We left home at 5PM on Saturday and were checking in to the children’s ward at 9PM. They did all the usual stuff – nasal swabs, throat swab, blood test, chest x-ray, oxygen saturation check, pulse, temperature checks. It never ceases to amaze me how long everything takes once you are in the Emergency Unit. Isn’t it called ‘Emergency’ for a reason? As I watched the doctor and her staff struggle with inserting the canular and extracting blood from my poor little baby who was terrified, sweating and screaming with tear-filled eyes looking at me to save her, I realized (for the 100th time) how much I loathe the idea of the EU not having experienced doctors. Why does the Emergency have interns and less experienced doctors? Why don’t they have someone who can be swift and efficient? The ones on Grey’s Anatomy are so good at what they do.
Staying at the hospital is such a hit and miss experience. There are nurses who are grumpy and make you want to hit them for being rough with the baby. Then there are those lovely ones who go as far as asking if mum & dad would like some real coffee, “I’m just off to the coffee shop, if you’d like something”. The food itself isn’t half that bad, as hospital food usually is. I’m not saying it’s great but it isn’t bad. Hubby reminded me about whinging on Friday night that I wanted to get out of the house and go somewhere where we can have catered meals and a bed, without chores to do. I’m pretty sure this wasn’t what I meant! Be careful what you wish for…

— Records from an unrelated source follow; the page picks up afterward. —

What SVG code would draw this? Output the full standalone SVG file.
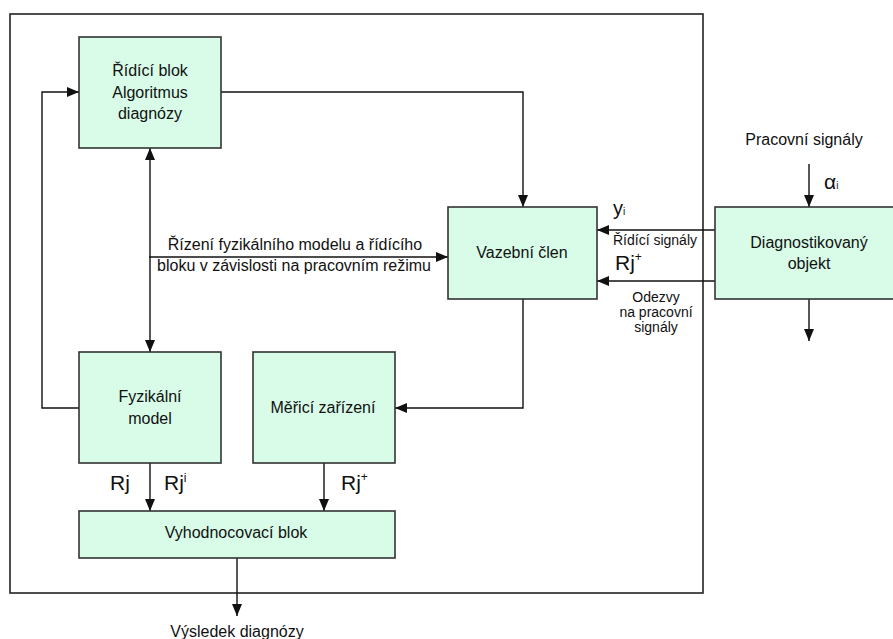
<svg xmlns="http://www.w3.org/2000/svg" width="893" height="639" viewBox="0 0 893 639">
<style>
.box{fill:#D8FCE8;stroke:#333;stroke-width:1.6}
.frame{fill:none;stroke:#222;stroke-width:1.6}
.c{fill:none;stroke:#111;stroke-width:1.4}
text{font-family:"Liberation Sans",Arial,sans-serif;fill:#111}
.t{font-size:16px;text-anchor:middle}
.s{font-size:14px;text-anchor:middle}
.b{font-size:21px}
</style>
<defs>
<marker id="a" markerUnits="userSpaceOnUse" markerWidth="12" markerHeight="10" refX="12" refY="5" orient="auto">
<path d="M0,0 L12,5 L0,10 z" fill="#111"/>
</marker>
<marker id="as" markerUnits="userSpaceOnUse" markerWidth="12" markerHeight="10" refX="12" refY="5" orient="auto-start-reverse">
<path d="M0,0 L12,5 L0,10 z" fill="#111"/>
</marker>
</defs>
<rect class="frame" x="10" y="14" width="693" height="579"/>
<g id="connectors">
<polyline class="c" points="79,408 42,408 42,92 79,92" marker-end="url(#a)"/>
<polyline class="c" points="221,92 523,92 523,207" marker-end="url(#a)"/>
<line class="c" x1="150" y1="148" x2="150" y2="352" marker-start="url(#as)" marker-end="url(#as)"/>
<line class="c" x1="149" y1="257" x2="448" y2="257" marker-end="url(#a)"/>
<line class="c" x1="715" y1="230" x2="597" y2="230" marker-end="url(#a)"/>
<line class="c" x1="715" y1="281" x2="597" y2="281" marker-end="url(#a)"/>
<line class="c" x1="809" y1="164" x2="809" y2="207" marker-end="url(#a)"/>
<line class="c" x1="809" y1="299" x2="809" y2="341" marker-end="url(#a)"/>
<polyline class="c" points="523,299 523,408 395,408" marker-end="url(#a)"/>
<line class="c" x1="150" y1="463" x2="150" y2="511" marker-end="url(#a)"/>
<line class="c" x1="324" y1="463" x2="324" y2="511" marker-end="url(#a)"/>
<line class="c" x1="237" y1="558" x2="237" y2="616" marker-end="url(#a)"/>
</g>
<g id="labels">
<text class="t" x="295" y="250">Řízení fyzikálního modelu a řídícího</text>
<text class="t" x="294" y="271">bloku v závislosti na pracovním režimu</text>
<text x="613" y="215" style="font-size:20px">y<tspan style="font-size:10px">i</tspan></text>
<text class="s" x="655" y="245">Řídící signály</text>
<text class="b" x="615" y="270">Rj<tspan style="font-size:12px" dy="-9">+</tspan></text>
<text class="s" x="656" y="302">Odezvy</text>
<text class="s" x="656" y="317">na pracovní</text>
<text class="s" x="656" y="332">signály</text>
<text class="t" x="804" y="145">Pracovní signály</text>
<text x="824" y="189" style="font-size:21px">α<tspan style="font-size:10px">i</tspan></text>
<text class="b" x="110" y="490">Rj</text>
<text class="b" x="164" y="490">Rj<tspan style="font-size:12px" dy="-8">i</tspan></text>
<text class="b" x="341" y="490">Rj<tspan style="font-size:12px" dy="-9">+</tspan></text>
<text class="t" x="237" y="637">Výsledek diagnózy</text>
</g>
<g id="ridici-blok">
<rect class="box" x="79" y="37" width="142" height="111"/>
<text class="t" x="150" y="76">Řídící blok</text>
<text class="t" x="150" y="98">Algoritmus</text>
<text class="t" x="150" y="119">diagnózy</text>
</g>
<g id="vazebni-clen">
<rect class="box" x="448" y="207" width="149" height="92"/>
<text class="t" x="522" y="258">Vazební člen</text>
</g>
<g id="diagnostikovany-objekt">
<rect class="box" x="715" y="207" width="190" height="92"/>
<text class="t" x="809" y="248">Diagnostikovaný</text>
<text class="t" x="809" y="269">objekt</text>
</g>
<g id="fyzikalni-model">
<rect class="box" x="79" y="352" width="142" height="111"/>
<text class="t" x="150" y="402">Fyzikální</text>
<text class="t" x="150" y="424">model</text>
</g>
<g id="merici-zarizeni">
<rect class="box" x="253" y="352" width="142" height="111"/>
<text class="t" x="323" y="413">Měřicí zařízení</text>
</g>
<g id="vyhodnocovaci-blok">
<rect class="box" x="79" y="511" width="316" height="47"/>
<text class="t" x="236" y="538">Vyhodnocovací blok</text>
</g>
</svg>
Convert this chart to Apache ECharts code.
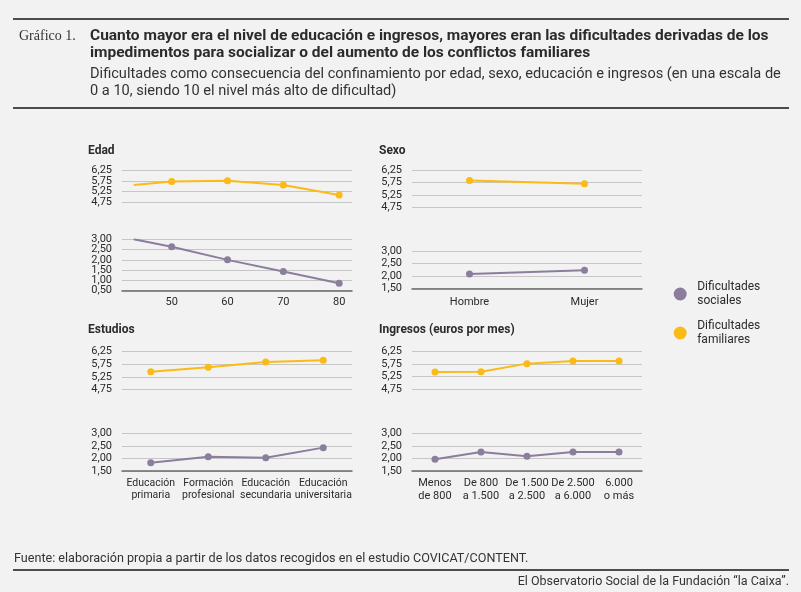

This isn’t her first time. She’s been through this about 5 times this year but she was much younger and her worst moments were when the nurses were poking and prodding her. A cuddle from mama or a quick comfort feed at the breast was enough to make her happy. At nearly 20 months, not having the use of a hand that was taped up with IV tubes was extremely frustrating for her. She couldn’t turn the pages of books we tried to distract her with and couldn’t eat on her own! The prongs in her nose, held in place with more tapes on her face, were no less bothersome. Sometimes, she would wake up at night and try to yank the bandage off her hand when she realized she couldn’t rub her eyes with that hand.
It doesn’t stop there. Administering medicines is another ballgame altogether. Rulide, the antibiotic to fight any bacterial infection (“just in case”), is extremely bitter. Giving her half a tablet involved two people pinning her down, while a third squeezed her cheeks and passed the crushed tablet, dissolved in water, through a syringe, into her mouth… gently blowing over her face so that she would swallow it. She may be a baby but she was surely old enough to feel violated by such exertion of force. It broke my heart each time we had to do it. As I said earlier, some of the nurses weren’t exactly kind or patient. They had to do their job and move on to the next patient. I wanted to punch their nose in.
Boy, was I glad to be back home on Monday morning! I’ve never been happier to come home to chores. It was exhausting, watching her go through the frustrations and trying to keep her engaged. The IV, the tubes, medicines, puffers… it was all too much. As soon as we got home, I chucked all the germ-ridden clothes in the washing machine and we all three showered. An hour later, we were knocked out on the couch. Beaten by exhaustion.
In the evening, we set 3 chairs in the balcony and sat there for a long time. Just watching the trees sway in the breeze, aeroplanes flying past the white cirrus clouds in the blue skies, and listening to the voices of neighbours enjoying the beautiful warm Spring evening. It was good to be home.